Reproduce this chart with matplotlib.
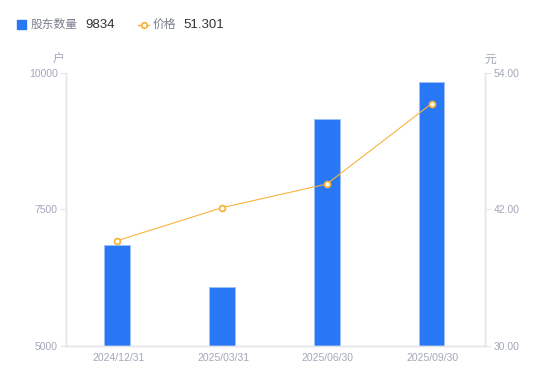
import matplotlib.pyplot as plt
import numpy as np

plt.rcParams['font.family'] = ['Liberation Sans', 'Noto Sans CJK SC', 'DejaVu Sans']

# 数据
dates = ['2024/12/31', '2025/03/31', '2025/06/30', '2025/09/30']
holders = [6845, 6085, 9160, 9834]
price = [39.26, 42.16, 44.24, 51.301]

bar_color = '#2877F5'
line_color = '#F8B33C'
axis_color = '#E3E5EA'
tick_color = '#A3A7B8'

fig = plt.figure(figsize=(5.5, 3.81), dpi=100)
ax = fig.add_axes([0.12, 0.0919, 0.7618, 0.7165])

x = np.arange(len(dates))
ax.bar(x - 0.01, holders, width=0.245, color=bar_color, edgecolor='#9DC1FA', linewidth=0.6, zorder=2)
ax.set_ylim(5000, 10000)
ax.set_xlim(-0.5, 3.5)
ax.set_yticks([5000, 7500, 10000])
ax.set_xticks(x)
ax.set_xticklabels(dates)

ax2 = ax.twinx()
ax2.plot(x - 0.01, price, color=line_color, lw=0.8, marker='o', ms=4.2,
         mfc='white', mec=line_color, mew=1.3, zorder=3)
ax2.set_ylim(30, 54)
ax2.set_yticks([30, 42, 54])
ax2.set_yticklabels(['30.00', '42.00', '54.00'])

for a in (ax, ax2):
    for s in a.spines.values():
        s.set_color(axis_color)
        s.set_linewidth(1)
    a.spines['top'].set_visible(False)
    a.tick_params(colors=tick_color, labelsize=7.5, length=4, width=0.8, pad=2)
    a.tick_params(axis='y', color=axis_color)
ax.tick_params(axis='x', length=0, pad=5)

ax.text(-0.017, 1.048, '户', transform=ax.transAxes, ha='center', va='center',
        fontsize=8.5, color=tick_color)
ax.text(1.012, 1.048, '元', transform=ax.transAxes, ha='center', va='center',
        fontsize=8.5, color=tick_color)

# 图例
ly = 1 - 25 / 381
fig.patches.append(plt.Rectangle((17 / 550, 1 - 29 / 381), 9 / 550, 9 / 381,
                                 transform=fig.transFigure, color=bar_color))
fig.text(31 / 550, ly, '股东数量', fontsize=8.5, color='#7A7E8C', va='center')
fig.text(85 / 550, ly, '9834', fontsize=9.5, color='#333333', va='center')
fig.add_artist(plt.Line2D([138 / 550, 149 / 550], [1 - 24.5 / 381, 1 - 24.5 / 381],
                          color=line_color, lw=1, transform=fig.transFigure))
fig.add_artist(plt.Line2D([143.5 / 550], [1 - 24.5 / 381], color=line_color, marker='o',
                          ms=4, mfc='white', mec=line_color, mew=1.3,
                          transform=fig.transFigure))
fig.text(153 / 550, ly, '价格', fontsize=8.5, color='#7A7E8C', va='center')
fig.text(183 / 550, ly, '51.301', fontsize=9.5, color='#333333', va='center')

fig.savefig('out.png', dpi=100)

> **SHORT TASK**: Of all the lines above, how many contain the word "matplotlib"? Answer with only the number.

> **EXPECTED OUTPUT**: 2